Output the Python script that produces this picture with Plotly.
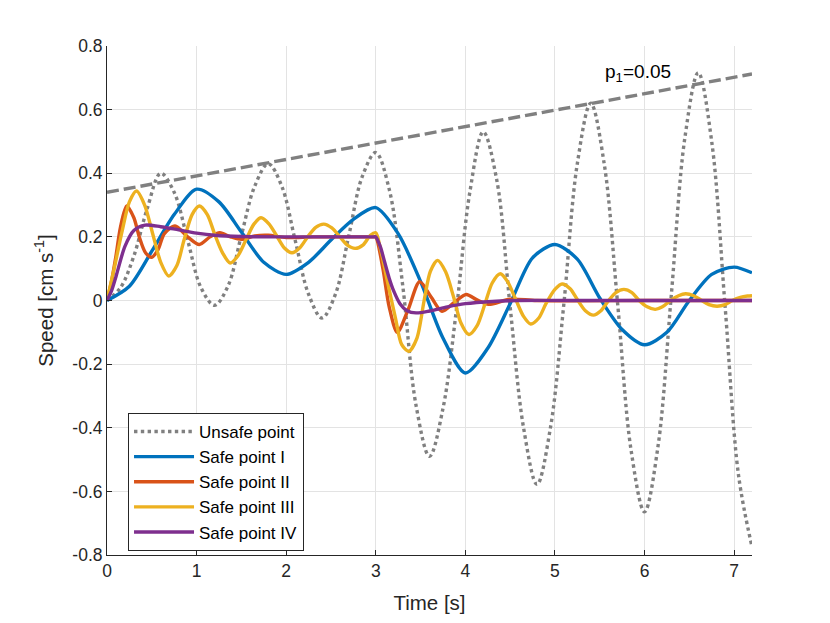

################

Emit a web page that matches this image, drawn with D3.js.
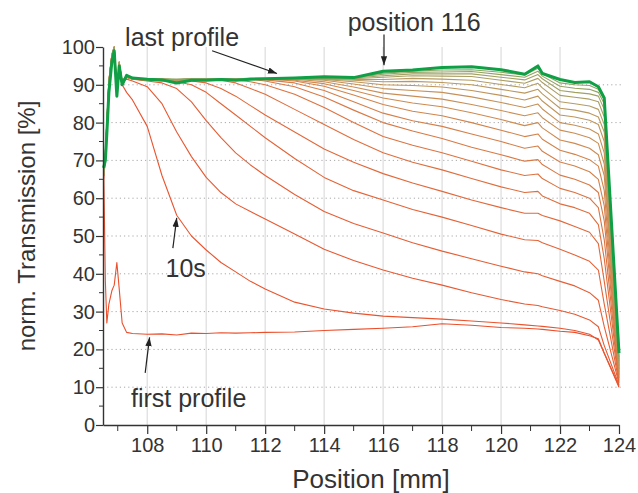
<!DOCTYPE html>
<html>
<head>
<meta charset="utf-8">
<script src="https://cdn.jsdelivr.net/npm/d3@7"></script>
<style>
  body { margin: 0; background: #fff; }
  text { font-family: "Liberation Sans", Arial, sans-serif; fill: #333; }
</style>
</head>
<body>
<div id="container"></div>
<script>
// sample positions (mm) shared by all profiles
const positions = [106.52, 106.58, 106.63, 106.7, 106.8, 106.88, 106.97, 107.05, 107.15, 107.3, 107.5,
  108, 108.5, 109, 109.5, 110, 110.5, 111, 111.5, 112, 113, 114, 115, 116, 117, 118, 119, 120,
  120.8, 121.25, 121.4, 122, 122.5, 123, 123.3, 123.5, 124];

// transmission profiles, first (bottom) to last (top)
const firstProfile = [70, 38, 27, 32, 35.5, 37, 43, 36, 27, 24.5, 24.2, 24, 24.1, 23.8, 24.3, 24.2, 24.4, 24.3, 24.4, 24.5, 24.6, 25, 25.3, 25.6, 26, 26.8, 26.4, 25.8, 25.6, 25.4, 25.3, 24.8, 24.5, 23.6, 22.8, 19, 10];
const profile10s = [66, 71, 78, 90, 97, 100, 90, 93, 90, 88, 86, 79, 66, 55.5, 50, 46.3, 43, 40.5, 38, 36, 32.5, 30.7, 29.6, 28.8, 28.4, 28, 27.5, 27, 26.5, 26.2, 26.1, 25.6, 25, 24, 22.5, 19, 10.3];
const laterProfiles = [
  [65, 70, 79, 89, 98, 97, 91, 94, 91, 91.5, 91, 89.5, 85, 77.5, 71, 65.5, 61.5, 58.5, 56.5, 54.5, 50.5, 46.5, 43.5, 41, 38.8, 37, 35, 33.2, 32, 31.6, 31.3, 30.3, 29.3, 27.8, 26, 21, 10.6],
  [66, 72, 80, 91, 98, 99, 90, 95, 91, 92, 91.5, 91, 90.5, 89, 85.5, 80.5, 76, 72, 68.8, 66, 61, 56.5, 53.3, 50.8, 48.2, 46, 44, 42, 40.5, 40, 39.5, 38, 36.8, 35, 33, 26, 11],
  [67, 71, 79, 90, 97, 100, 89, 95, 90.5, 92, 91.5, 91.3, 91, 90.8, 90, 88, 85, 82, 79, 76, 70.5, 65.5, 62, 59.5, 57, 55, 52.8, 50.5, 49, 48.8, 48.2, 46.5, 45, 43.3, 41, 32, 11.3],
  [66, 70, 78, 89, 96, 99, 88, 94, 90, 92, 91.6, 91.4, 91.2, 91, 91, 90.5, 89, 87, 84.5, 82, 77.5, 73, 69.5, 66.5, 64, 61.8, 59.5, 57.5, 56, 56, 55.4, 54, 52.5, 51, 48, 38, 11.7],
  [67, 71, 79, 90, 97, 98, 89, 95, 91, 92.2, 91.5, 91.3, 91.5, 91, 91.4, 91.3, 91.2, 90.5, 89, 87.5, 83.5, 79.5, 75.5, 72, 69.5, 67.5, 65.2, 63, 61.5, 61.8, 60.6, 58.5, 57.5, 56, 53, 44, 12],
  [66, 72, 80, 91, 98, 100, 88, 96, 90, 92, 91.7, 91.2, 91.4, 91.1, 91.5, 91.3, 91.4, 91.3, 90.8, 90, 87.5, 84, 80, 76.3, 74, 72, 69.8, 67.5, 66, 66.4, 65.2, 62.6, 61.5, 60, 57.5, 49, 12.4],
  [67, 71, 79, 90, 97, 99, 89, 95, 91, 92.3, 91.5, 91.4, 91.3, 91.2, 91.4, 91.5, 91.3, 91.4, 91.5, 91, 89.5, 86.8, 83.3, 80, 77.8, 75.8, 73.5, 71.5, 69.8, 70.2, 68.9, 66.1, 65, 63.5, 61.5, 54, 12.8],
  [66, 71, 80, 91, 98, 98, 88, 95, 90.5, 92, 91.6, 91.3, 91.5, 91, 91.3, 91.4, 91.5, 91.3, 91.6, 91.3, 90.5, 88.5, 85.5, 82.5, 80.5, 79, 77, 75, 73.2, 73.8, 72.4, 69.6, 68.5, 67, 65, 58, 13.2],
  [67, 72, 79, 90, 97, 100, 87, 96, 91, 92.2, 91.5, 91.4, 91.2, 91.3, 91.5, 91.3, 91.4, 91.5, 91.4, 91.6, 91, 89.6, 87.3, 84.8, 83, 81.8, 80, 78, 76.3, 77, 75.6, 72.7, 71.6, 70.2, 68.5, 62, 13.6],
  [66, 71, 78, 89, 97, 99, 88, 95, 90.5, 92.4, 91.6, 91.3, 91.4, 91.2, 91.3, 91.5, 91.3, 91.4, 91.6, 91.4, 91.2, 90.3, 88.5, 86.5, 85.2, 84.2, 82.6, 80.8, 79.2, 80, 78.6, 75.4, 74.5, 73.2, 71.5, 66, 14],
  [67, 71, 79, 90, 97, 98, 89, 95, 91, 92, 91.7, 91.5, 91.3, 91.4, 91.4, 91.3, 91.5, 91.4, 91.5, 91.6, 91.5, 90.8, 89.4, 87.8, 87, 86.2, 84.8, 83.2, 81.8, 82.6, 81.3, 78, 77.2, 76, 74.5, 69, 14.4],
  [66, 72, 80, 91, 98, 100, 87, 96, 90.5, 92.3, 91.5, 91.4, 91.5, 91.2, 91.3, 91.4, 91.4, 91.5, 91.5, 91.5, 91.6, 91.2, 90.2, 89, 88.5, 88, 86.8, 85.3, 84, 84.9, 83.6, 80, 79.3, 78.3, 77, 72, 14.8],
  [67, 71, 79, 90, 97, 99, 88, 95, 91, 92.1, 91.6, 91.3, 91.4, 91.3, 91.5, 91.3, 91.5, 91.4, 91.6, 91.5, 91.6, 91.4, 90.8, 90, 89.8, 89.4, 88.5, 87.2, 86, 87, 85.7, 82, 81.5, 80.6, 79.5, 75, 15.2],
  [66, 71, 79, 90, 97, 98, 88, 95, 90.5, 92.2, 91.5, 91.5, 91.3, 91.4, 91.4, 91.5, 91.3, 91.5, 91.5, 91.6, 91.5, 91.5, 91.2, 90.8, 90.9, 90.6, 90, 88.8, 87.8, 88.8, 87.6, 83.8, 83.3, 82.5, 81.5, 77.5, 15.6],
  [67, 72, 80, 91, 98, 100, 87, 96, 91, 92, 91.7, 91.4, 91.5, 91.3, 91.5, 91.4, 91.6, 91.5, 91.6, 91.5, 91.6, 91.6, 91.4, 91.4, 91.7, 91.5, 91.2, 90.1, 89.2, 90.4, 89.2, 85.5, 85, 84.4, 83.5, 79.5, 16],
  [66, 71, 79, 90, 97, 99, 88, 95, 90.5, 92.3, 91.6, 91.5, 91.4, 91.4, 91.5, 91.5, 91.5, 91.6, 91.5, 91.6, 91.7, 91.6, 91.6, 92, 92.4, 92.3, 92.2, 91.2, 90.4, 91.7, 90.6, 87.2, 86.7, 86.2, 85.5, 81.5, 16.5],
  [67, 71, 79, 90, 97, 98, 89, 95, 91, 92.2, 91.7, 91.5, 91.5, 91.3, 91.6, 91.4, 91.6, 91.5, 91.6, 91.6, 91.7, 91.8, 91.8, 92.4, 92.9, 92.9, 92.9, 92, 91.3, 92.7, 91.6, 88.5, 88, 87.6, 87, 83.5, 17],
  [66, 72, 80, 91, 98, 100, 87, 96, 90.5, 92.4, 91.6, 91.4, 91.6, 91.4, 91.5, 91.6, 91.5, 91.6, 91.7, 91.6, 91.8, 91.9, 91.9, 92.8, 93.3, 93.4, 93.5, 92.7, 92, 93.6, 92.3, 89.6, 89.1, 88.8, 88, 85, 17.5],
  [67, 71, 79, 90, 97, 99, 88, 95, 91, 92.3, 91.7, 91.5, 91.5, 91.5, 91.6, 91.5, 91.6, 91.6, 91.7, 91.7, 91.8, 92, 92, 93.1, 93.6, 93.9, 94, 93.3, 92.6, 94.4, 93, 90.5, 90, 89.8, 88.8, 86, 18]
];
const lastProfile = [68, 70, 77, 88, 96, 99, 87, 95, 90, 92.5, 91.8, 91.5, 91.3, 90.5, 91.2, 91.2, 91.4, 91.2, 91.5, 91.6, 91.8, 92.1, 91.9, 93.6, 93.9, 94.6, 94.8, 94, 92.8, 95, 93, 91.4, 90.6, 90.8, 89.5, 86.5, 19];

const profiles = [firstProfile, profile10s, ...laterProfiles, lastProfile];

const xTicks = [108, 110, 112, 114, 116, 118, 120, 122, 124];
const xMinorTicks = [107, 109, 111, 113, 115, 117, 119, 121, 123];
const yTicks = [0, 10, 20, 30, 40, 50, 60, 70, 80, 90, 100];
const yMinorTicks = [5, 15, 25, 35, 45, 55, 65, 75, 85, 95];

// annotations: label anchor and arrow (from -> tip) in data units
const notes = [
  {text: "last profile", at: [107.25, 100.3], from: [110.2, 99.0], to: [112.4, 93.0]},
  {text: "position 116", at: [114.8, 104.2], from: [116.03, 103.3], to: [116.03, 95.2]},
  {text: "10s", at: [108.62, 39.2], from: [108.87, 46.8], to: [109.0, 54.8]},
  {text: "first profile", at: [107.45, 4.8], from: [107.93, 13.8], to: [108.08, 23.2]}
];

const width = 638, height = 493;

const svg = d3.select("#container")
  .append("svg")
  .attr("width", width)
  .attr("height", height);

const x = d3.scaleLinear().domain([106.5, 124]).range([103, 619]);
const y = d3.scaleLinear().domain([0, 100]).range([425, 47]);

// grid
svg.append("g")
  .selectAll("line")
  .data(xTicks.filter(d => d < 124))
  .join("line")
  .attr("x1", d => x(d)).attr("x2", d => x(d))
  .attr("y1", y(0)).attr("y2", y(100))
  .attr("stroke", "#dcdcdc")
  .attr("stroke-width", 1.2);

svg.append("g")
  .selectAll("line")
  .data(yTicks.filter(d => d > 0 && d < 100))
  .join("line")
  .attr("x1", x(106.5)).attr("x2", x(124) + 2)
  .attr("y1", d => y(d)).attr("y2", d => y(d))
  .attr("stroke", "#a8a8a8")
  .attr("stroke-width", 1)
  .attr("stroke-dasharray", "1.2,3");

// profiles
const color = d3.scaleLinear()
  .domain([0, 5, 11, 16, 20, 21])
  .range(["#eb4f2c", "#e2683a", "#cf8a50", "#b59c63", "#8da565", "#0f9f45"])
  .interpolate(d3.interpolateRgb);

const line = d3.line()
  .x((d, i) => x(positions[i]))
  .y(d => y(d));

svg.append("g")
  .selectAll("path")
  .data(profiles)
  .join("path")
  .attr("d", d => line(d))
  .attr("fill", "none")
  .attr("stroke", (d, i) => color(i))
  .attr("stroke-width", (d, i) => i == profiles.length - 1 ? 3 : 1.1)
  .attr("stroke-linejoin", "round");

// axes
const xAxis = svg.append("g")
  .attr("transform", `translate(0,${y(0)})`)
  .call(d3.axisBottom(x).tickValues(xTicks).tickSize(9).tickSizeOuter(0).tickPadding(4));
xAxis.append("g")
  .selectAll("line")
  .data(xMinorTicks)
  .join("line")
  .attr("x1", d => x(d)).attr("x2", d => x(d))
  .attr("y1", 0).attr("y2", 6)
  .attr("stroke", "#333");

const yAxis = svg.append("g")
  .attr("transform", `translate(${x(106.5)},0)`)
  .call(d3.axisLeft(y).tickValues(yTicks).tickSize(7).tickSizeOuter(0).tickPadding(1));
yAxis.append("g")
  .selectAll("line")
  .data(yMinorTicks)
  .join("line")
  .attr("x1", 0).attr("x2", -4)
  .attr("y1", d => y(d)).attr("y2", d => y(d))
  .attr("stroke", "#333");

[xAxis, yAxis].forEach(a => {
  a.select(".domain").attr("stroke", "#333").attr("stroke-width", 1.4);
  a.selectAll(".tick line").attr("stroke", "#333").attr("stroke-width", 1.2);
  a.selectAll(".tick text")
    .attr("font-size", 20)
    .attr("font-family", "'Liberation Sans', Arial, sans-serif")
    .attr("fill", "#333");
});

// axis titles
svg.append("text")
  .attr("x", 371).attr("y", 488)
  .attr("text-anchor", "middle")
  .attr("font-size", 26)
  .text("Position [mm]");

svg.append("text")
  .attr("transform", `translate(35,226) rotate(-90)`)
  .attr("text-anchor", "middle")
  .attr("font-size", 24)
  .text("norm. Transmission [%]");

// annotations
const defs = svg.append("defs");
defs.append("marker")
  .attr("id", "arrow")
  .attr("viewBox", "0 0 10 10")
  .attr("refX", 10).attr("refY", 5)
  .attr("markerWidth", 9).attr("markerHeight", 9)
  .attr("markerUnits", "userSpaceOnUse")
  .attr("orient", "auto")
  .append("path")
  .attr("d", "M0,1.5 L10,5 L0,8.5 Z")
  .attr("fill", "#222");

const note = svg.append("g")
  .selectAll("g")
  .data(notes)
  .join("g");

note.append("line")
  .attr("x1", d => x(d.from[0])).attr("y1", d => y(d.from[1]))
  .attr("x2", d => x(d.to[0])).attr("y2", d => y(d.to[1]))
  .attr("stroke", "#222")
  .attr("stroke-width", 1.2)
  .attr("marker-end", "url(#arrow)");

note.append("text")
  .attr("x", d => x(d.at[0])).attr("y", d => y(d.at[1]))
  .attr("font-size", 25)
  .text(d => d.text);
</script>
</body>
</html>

################

== GIVEN TASK ==
Collect each line of the entries that has the word "this", copying it in full.

== WRITTEN SOLUTION ==
Output the Python script that produces this picture with Plotly.
Emit a web page that matches this image, drawn with D3.js.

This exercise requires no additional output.